* MATERIAL FOR THIS TASK *
************

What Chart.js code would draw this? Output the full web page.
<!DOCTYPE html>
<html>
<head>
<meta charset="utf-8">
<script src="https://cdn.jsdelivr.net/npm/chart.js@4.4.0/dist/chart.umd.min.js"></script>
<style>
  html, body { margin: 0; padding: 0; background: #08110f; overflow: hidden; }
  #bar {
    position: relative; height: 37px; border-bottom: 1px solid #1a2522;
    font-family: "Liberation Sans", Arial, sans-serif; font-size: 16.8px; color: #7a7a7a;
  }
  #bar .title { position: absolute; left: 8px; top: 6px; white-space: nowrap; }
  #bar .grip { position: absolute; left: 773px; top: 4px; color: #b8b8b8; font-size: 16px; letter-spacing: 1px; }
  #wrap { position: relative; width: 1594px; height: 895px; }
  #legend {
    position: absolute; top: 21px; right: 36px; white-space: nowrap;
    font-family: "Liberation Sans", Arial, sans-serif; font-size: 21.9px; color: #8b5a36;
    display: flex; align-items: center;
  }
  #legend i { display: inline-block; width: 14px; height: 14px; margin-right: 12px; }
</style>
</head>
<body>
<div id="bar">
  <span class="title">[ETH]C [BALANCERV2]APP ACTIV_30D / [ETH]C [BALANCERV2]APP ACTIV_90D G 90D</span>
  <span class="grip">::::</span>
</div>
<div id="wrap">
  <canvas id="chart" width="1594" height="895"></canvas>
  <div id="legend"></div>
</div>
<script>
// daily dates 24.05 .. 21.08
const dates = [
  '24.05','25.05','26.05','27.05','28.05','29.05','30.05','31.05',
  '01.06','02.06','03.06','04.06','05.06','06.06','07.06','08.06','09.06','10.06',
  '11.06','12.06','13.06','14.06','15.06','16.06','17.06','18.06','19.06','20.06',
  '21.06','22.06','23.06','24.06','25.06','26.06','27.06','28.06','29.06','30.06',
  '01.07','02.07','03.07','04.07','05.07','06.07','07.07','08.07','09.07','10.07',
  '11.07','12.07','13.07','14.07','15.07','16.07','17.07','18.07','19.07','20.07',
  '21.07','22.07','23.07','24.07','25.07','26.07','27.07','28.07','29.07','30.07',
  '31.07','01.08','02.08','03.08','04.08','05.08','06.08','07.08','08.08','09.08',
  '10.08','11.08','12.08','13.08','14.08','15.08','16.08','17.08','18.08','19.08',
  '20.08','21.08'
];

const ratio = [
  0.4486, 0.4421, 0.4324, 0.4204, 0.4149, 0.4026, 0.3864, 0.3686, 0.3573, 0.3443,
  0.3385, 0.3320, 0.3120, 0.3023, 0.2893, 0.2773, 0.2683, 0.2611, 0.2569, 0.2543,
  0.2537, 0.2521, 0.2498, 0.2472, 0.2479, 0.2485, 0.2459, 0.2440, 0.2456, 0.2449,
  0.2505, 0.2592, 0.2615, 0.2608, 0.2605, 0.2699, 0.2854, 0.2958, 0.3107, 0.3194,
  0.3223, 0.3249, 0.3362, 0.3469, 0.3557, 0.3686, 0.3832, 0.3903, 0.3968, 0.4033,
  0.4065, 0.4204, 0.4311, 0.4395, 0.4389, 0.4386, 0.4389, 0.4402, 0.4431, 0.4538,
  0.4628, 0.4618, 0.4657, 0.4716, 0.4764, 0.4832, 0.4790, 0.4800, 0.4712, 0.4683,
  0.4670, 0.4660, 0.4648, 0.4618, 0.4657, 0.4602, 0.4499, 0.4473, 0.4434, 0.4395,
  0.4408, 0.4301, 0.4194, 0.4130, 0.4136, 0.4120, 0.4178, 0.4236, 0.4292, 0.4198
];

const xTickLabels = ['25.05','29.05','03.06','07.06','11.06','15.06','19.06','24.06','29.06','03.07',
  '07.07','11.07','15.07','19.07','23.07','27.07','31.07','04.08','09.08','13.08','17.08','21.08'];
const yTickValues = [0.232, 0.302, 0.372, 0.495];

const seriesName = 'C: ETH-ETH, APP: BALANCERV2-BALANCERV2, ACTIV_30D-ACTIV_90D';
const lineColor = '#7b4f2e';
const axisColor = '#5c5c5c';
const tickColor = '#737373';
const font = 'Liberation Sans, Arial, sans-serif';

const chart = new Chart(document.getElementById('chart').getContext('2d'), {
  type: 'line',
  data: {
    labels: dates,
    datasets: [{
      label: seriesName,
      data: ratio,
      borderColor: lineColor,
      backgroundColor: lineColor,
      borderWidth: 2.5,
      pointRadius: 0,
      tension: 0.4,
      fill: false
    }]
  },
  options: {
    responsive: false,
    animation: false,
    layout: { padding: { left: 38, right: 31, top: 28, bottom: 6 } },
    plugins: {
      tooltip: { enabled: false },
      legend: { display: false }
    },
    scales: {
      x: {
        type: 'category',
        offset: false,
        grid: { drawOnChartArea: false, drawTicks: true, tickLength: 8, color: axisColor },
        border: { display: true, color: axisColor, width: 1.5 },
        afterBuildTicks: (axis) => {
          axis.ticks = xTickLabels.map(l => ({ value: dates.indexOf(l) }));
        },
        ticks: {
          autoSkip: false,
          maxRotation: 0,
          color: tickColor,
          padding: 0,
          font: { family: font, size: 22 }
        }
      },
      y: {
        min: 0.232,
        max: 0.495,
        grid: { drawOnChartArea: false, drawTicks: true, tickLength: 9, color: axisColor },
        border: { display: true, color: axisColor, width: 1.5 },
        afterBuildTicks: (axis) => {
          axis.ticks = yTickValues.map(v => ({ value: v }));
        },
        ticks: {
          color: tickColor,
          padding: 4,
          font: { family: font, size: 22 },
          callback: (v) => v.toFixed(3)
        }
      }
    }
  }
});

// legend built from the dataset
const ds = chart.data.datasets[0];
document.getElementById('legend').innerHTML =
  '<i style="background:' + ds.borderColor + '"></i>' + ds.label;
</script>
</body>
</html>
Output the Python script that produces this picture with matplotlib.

************

* THE TASK *
Every line of the data above should be reproduced word for word.

* WRITTEN REPLY *
What Chart.js code would draw this? Output the full web page.
<!DOCTYPE html>
<html>
<head>
<meta charset="utf-8">
<script src="https://cdn.jsdelivr.net/npm/chart.js@4.4.0/dist/chart.umd.min.js"></script>
<style>
  html, body { margin: 0; padding: 0; background: #08110f; overflow: hidden; }
  #bar {
    position: relative; height: 37px; border-bottom: 1px solid #1a2522;
    font-family: "Liberation Sans", Arial, sans-serif; font-size: 16.8px; color: #7a7a7a;
  }
  #bar .title { position: absolute; left: 8px; top: 6px; white-space: nowrap; }
  #bar .grip { position: absolute; left: 773px; top: 4px; color: #b8b8b8; font-size: 16px; letter-spacing: 1px; }
  #wrap { position: relative; width: 1594px; height: 895px; }
  #legend {
    position: absolute; top: 21px; right: 36px; white-space: nowrap;
    font-family: "Liberation Sans", Arial, sans-serif; font-size: 21.9px; color: #8b5a36;
    display: flex; align-items: center;
  }
  #legend i { display: inline-block; width: 14px; height: 14px; margin-right: 12px; }
</style>
</head>
<body>
<div id="bar">
  <span class="title">[ETH]C [BALANCERV2]APP ACTIV_30D / [ETH]C [BALANCERV2]APP ACTIV_90D G 90D</span>
  <span class="grip">::::</span>
</div>
<div id="wrap">
  <canvas id="chart" width="1594" height="895"></canvas>
  <div id="legend"></div>
</div>
<script>
// daily dates 24.05 .. 21.08
const dates = [
  '24.05','25.05','26.05','27.05','28.05','29.05','30.05','31.05',
  '01.06','02.06','03.06','04.06','05.06','06.06','07.06','08.06','09.06','10.06',
  '11.06','12.06','13.06','14.06','15.06','16.06','17.06','18.06','19.06','20.06',
  '21.06','22.06','23.06','24.06','25.06','26.06','27.06','28.06','29.06','30.06',
  '01.07','02.07','03.07','04.07','05.07','06.07','07.07','08.07','09.07','10.07',
  '11.07','12.07','13.07','14.07','15.07','16.07','17.07','18.07','19.07','20.07',
  '21.07','22.07','23.07','24.07','25.07','26.07','27.07','28.07','29.07','30.07',
  '31.07','01.08','02.08','03.08','04.08','05.08','06.08','07.08','08.08','09.08',
  '10.08','11.08','12.08','13.08','14.08','15.08','16.08','17.08','18.08','19.08',
  '20.08','21.08'
];

const ratio = [
  0.4486, 0.4421, 0.4324, 0.4204, 0.4149, 0.4026, 0.3864, 0.3686, 0.3573, 0.3443,
  0.3385, 0.3320, 0.3120, 0.3023, 0.2893, 0.2773, 0.2683, 0.2611, 0.2569, 0.2543,
  0.2537, 0.2521, 0.2498, 0.2472, 0.2479, 0.2485, 0.2459, 0.2440, 0.2456, 0.2449,
  0.2505, 0.2592, 0.2615, 0.2608, 0.2605, 0.2699, 0.2854, 0.2958, 0.3107, 0.3194,
  0.3223, 0.3249, 0.3362, 0.3469, 0.3557, 0.3686, 0.3832, 0.3903, 0.3968, 0.4033,
  0.4065, 0.4204, 0.4311, 0.4395, 0.4389, 0.4386, 0.4389, 0.4402, 0.4431, 0.4538,
  0.4628, 0.4618, 0.4657, 0.4716, 0.4764, 0.4832, 0.4790, 0.4800, 0.4712, 0.4683,
  0.4670, 0.4660, 0.4648, 0.4618, 0.4657, 0.4602, 0.4499, 0.4473, 0.4434, 0.4395,
  0.4408, 0.4301, 0.4194, 0.4130, 0.4136, 0.4120, 0.4178, 0.4236, 0.4292, 0.4198
];

const xTickLabels = ['25.05','29.05','03.06','07.06','11.06','15.06','19.06','24.06','29.06','03.07',
  '07.07','11.07','15.07','19.07','23.07','27.07','31.07','04.08','09.08','13.08','17.08','21.08'];
const yTickValues = [0.232, 0.302, 0.372, 0.495];

const seriesName = 'C: ETH-ETH, APP: BALANCERV2-BALANCERV2, ACTIV_30D-ACTIV_90D';
const lineColor = '#7b4f2e';
const axisColor = '#5c5c5c';
const tickColor = '#737373';
const font = 'Liberation Sans, Arial, sans-serif';

const chart = new Chart(document.getElementById('chart').getContext('2d'), {
  type: 'line',
  data: {
    labels: dates,
    datasets: [{
      label: seriesName,
      data: ratio,
      borderColor: lineColor,
      backgroundColor: lineColor,
      borderWidth: 2.5,
      pointRadius: 0,
      tension: 0.4,
      fill: false
    }]
  },
  options: {
    responsive: false,
    animation: false,
    layout: { padding: { left: 38, right: 31, top: 28, bottom: 6 } },
    plugins: {
      tooltip: { enabled: false },
      legend: { display: false }
    },
    scales: {
      x: {
        type: 'category',
        offset: false,
        grid: { drawOnChartArea: false, drawTicks: true, tickLength: 8, color: axisColor },
        border: { display: true, color: axisColor, width: 1.5 },
        afterBuildTicks: (axis) => {
          axis.ticks = xTickLabels.map(l => ({ value: dates.indexOf(l) }));
        },
        ticks: {
          autoSkip: false,
          maxRotation: 0,
          color: tickColor,
          padding: 0,
          font: { family: font, size: 22 }
        }
      },
      y: {
        min: 0.232,
        max: 0.495,
        grid: { drawOnChartArea: false, drawTicks: true, tickLength: 9, color: axisColor },
        border: { display: true, color: axisColor, width: 1.5 },
        afterBuildTicks: (axis) => {
          axis.ticks = yTickValues.map(v => ({ value: v }));
        },
        ticks: {
          color: tickColor,
          padding: 4,
          font: { family: font, size: 22 },
          callback: (v) => v.toFixed(3)
        }
      }
    }
  }
});

// legend built from the dataset
const ds = chart.data.datasets[0];
document.getElementById('legend').innerHTML =
  '<i style="background:' + ds.borderColor + '"></i>' + ds.label;
</script>
</body>
</html>
Output the Python script that produces this picture with matplotlib.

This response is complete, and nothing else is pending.